The stochastic processes of evolution have generated DNA, RNA, and protein sequences. These sequences determine how these entities chemically interact with themselves and each other, form physical structures, and functionally behave as signals and/or machines within cells. My research involves reconstructing the history of the stochastic processes that led to the sequences we observe today and developing methods to make biological predictions from sequences.
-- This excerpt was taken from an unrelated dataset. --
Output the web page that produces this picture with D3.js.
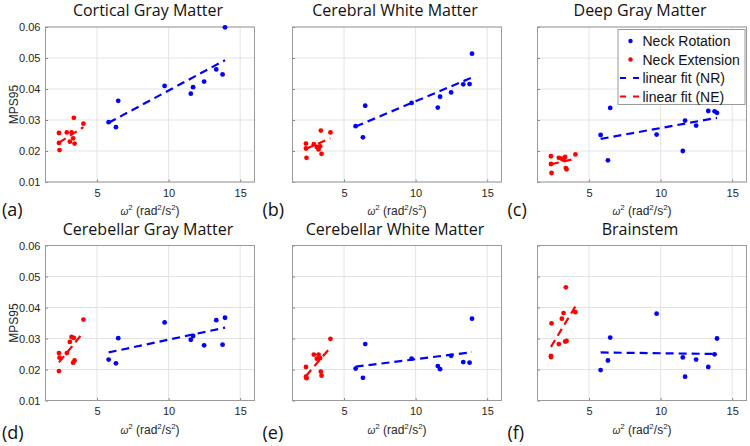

I will describe a new method for arranging related protein or RNA sequences into Multiple Sequence Alignments (MSAs) where each column corresponds to a position in an unobserved ancestral sequence. The patterns of conservation and covariation in an MSA can be leveraged for a variety of downstream tasks, including structure prediction. Generating an MSA is typically treated as a preprocessing step. Instead, we designed a method that learns an MSA jointly with a downstream machine learning task. To do so, we reformulated a classic dynamic
programming algorithm so that it outputs a probability distribution over alignments and is differentiable. Using contact prediction as a case study, we show that it is possible to learn MSAs in this manner, and for
many protein and RNA families doing so improves the accuracy of the predicted contacts. I will also briefly discuss (i) proper benchmarking of methods involving biological sequence data using graph algorithms,
and (ii) predicting how the fitness of yeast emerges as a function of its DNA sequence.